Last month I posted a story about my cousin finding a stash of family papers. These papers have led to a few new discoveries, but also led to many new questions. Who are some of the people mentioned in these documents? I didn't have them in my own research. But the biggest question to me is “Who wrote these papers?”
It took me some time to figure this out. The clues were limited to a few dates on the papers, several handwriting samples, a set of initials that appeared over and over, and some internal clues like “my grandfather Andrew Munroe”. This helped to narrow down what generation made the documents, and perhaps which grandchild wrote the papers.
One paper scroll, with beautiful handwriting, was signed by Albert Munroe Wilkinson (1860 - 1908). He is my great grandfather. I was able to separate out all the papers with his handwriting, and then I was left with two other handwriting samples and some typed papers. All the typed papers were done on the same typewriter with carbon paper. Several of these reports had the initials “A. M. G.”.
|This paper was signed by Albert Munroe Wilkinson|
I was confused, because I don’t have any ancestors with a surname that starts with the letter G, at least not on this branch of the family. After examining all the daughter’s marriages I found Olive Adeline Munroe’s (1836 - 1905) marriage to John Henry Grout in 1855. This is the mysterious Mrs. Grout that I have blogged about previously. In an earlier post, I found out that she was the family member who gave Albert Munroe Wilkinson a set of silver spoons. These spoons all had the initial of his Munroe forebears, back to William Munroe who came from Scotland in 1650. Obviously Auntie Grout had a love of genealogy!

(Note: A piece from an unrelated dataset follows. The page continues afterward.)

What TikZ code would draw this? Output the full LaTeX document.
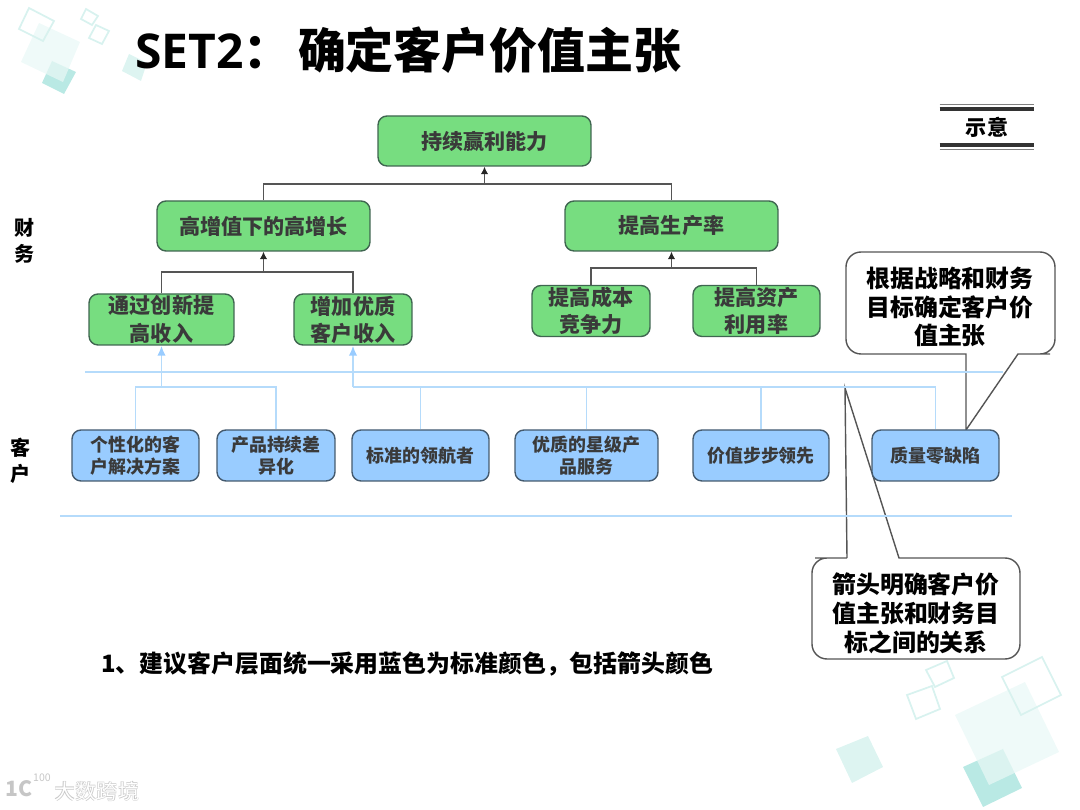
\documentclass[tikz,border=0pt]{standalone}
\usepackage{fontspec}
\setmainfont{Noto Sans CJK SC}
\newfontfamily\latinbold{Open Sans}
\usetikzlibrary{arrows.meta}

\definecolor{boxgreen}{HTML}{77DD80}
\definecolor{edgegreen}{HTML}{3F6650}
\definecolor{boxblue}{HTML}{99CCFF}
\definecolor{edgeblue}{HTML}{445A6E}
\definecolor{linkblue}{HTML}{B5DBFB}
\definecolor{tipblue}{HTML}{99CCFF}
\definecolor{linkgray}{HTML}{555555}
\definecolor{inktext}{HTML}{3A3A3A}
\definecolor{decodark}{HTML}{B9E9E4}
\definecolor{decopale}{HTML}{E9F8F6}
\definecolor{decosoft}{HTML}{DDF4F1}
\definecolor{decoline}{HTML}{D8F2EF}

\tikzset{
	goalbig/.style={draw=edgegreen, line width=0.8pt, fill=boxgreen, rounded corners=0.18cm, inner sep=0pt,
			minimum width=4.26cm, minimum height=1cm, align=center, text=inktext, font=\bfseries\fontsize{12}{15.4}\selectfont},
	goalsmall/.style={goalbig, minimum height=1.02cm},
	custbox/.style={draw=edgeblue, line width=0.8pt, fill=boxblue, rounded corners=0.18cm, inner sep=0pt,
			minimum height=1.02cm, align=center, text=inktext, font=\bfseries\fontsize{10.2}{12.5}\selectfont},
	greenlink/.style={draw=linkgray, line width=0.7pt},
	bluelink/.style={draw=linkblue, line width=1pt},
	greentip/.style={greenlink, -{Latex[length=0.15cm,width=0.15cm,color=black!85]}},
	bluetip/.style={bluelink, -{Latex[length=0.2cm,width=0.17cm,color=tipblue]}},
	calloutpath/.style={draw=linkgray, line width=0.8pt, fill=white},
	callouttext/.style={inner sep=0pt, align=center, text=black, font=\bfseries\fontsize{13.6}{16.4}\selectfont},
	sidelabel/.style={inner sep=0pt, align=center, text=black, font=\bfseries\fontsize{11.4}{14.8}\selectfont},
	decodarkfill/.style={fill=decodark},
	decopalefill/.style={fill=decopale, fill opacity=0.72},
	decosoftfill/.style={fill=decosoft},
	decooutline/.style={draw=decoline, line width=1pt},
}

\begin{document}
\begin{tikzpicture}[x=0.02cm,y=-0.02cm]
	\useasboundingbox (0,0) rectangle (1080,810);

	% corner decoration, top left
	\fill[decodarkfill] (52,61) -- (76,72) -- (64,94) -- (42,83) -- cycle;
	\fill[decopalefill] (39,23) -- (80,42) -- (63,82) -- (21,62) -- cycle;
	\draw[decooutline] (29,8) -- (54,21) -- (43,41) -- (19,29) -- cycle;
	\draw[decooutline] (86,9) -- (98,16) -- (92,25) -- (81,19) -- cycle;
	\draw[decooutline] (96,25) -- (109,31) -- (102,44) -- (89,38) -- cycle;
	\fill[decosoftfill] (129,54) -- (147,63) -- (141,81) -- (122,71) -- cycle;

	% corner decoration, bottom right
	\fill[decodarkfill] (963,767) -- (1003,749) -- (1022,788) -- (983,807) -- cycle;
	\fill[decopalefill] (955,715) -- (1025,682) -- (1059,752) -- (989,785) -- cycle;
	\draw[decooutline] (1002,677) -- (1042,657) -- (1061,695) -- (1021,715) -- cycle;
	\draw[decooutline] (907,695) -- (932,686) -- (940,709) -- (916,719) -- cycle;
	\draw[decooutline] (926,670) -- (947,661) -- (954,678) -- (935,687) -- cycle;
	\fill[decosoftfill] (836,749) -- (868,736) -- (883,767) -- (852,783) -- cycle;

	% watermark
	\node[inner sep=0pt, text=gray!45, font=\bfseries\fontsize{12}{12}\selectfont] (markshade) at (97,791) {大数跨境};
	\node[inner sep=0pt, text=white, font=\fontsize{12}{12}\selectfont] (markword) at (97,791) {大数跨境};
	\node[inner sep=0pt, text=gray!45, font=\bfseries\fontsize{12}{12}\selectfont] (marklogo) at (19,789) {1C};
	\node[inner sep=0pt, text=gray!45, font=\fontsize{6}{6}\selectfont] (markhundred) at (42,778) {100};

	% callouts sit under the guide lines
	\draw[calloutpath] (966,430) -- (966,354) -- (950,354) [rounded corners=0.3cm] -- (846,354) -- (846,252) -- (1055,252) -- (1055,354)
		-- (1035,354) [sharp corners] -- (1018,354) -- (966,430);
	\draw[calloutpath] (847,558) -- (845,388) -- (899,558) -- (980,558) [rounded corners=0.3cm] -- (1020,558) -- (1020,659) -- (812,659)
		-- (812,558) -- (830,558) [sharp corners] -- (847,558);

	\node[inner sep=0pt, anchor=west, font=\bfseries\fontsize{27.3}{30}\selectfont] (title) at (135,50) {{\latinbold SET2}：\hspace{3.6pt}确定客户价值主张};

	% finance goals
	\node[goalbig] (profit) at (484.5,141) {持续赢利能力};
	\node[goalbig] (growth) at (263.5,226) {高增值下的高增长};
	\node[goalbig] (output) at (671.5,226) {提高生产率};
	\node[goalsmall, minimum width=2.9cm] (innov) at (161.5,319.5) {通过创新提\\高收入};
	\node[goalsmall, minimum width=2.36cm] (quality) at (353,319.5) {增加优质\\客户收入};
	\node[goalsmall, minimum width=2.36cm] (costs) at (591,311) {提高成本\\竞争力};
	\node[goalsmall, minimum width=2.54cm] (assets) at (756.5,311) {提高资产\\利用率};

	% customer boxes
	\node[custbox, minimum width=2.54cm] (tailored) at (135.5,455.5) {个性化的客\\户解决方案};
	\node[custbox, minimum width=2.36cm] (differ) at (276,455.5) {产品持续差\\异化};
	\node[custbox, minimum width=2.74cm] (pilot) at (420.5,455.5) {标准的领航者};
	\node[custbox, minimum width=2.86cm] (service) at (586.5,455.5) {优质的星级产\\品服务};
	\node[custbox, minimum width=2.72cm] (lead) at (761,455.5) {价值步步领先};
	\node[custbox, minimum width=2.54cm] (zero) at (935.5,455.5) {质量零缺陷};

	% junctions of the trees
	\coordinate (profitjoin) at (484.5,184);
	\coordinate (growthjoin) at (263.5,272);
	\coordinate (outputjoin) at (671.5,268);
	\coordinate (innovjoin) at (161.5,387);
	\coordinate (qualityjoin) at (353,387);

	% guide lines
	\coordinate (upperleft) at (85,372);
	\coordinate (upperright) at (1003,372);
	\coordinate (lowerleft) at (60,516);
	\coordinate (lowerright) at (1012,516);
	\draw[bluelink] (upperleft) -- (upperright);
	\draw[bluelink] (lowerleft) -- (lowerright);

	% green tree
	\draw[greenlink] (growth.north) |- (profitjoin) -| (output.north);
	\draw[greentip] (profitjoin) -- (profit.south);
	\draw[greenlink] (innov.north) |- (growthjoin) -| (quality.north);
	\draw[greentip] (growthjoin) -- (growth.south);
	\draw[greenlink] (costs.north) |- (outputjoin) -| (assets.north);
	\draw[greentip] (outputjoin) -- (output.south);

	% blue tree
	\draw[bluelink] (tailored.north) |- (innovjoin) -| (differ.north);
	\draw[bluetip] (innovjoin) -- (innov.south);
	\draw[bluelink] (qualityjoin) -| (zero.north);
	\foreach \cust in {pilot,service,lead} {
			\draw[bluelink] (\cust.north) -- (\cust.north |- qualityjoin);
		}
	\draw[bluetip] (qualityjoin) -- (quality.south);

	% texts
	\node[callouttext] (whynote) at (950,307) {根据战略和财务\\目标确定客户价\\值主张};
	\node[callouttext] (arrownote) at (916,613.5) {箭头明确客户价\\值主张和财务目\\标之间的关系};
	\node[sidelabel] (finlabel) at (25,241) {财\\务};
	\node[sidelabel] (custlabel) at (21,461) {客\\户};
	\node[inner sep=0pt, anchor=west, text=black, font=\bfseries\fontsize{13.6}{16}\selectfont] (advice) at (101,664) {1、建议客户层面统一采用蓝色为标准颜色，包括箭头颜色};

	% sample tag
	\node[inner sep=0pt, minimum width=1.88cm, minimum height=0.72cm, text=black, font=\bfseries\fontsize{12}{14}\selectfont] (sample) at (987,127) {示意};
	\draw[draw=gray, line width=0.8pt] ([yshift=0.08cm]sample.north west) -- ([yshift=0.08cm]sample.north east);
	\draw[draw=black!80, line width=2.2pt] (sample.north west) -- (sample.north east);
	\draw[draw=black!80, line width=2.2pt] (sample.south west) -- (sample.south east);
	\draw[draw=gray, line width=0.8pt] ([yshift=-0.08cm]sample.south west) -- ([yshift=-0.08cm]sample.south east);
\end{tikzpicture}
\end{document}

|At the top is the section written by Albert,|
and the bottom is a section in pencil (different script) signed A. M. G.
|This is a sample page, typed with carbon paper|
and signed A. M. Grout, Oct. 11th 1889
I have a feeling that Albert and his Auntie Addie Grout worked together to compile much of this stash of genealogy documents. The typed documents were obviously from Mrs. Grout, and Albert had done the handwritten reports and charts. Some of his charts were corrected or added to by Mrs. Grout, and she had initialed her penciled in remarks. Bingo! My mystery was solved!
Before seeing these papers, I did not know much about my great grandfather Albert Munroe Wilkinson. He died rather young of septicemia following a gall bladder operation at a Boston hospital in 1908. I can’t imagine how horrible this was in the years just before the discovery of penicillin. My grandfather, Donald Munroe Wilkinson (1895 - 1977), was left fatherless at age twelve. But now I know that Albert and I were kindred spirits. Is the love of genealogy inherited?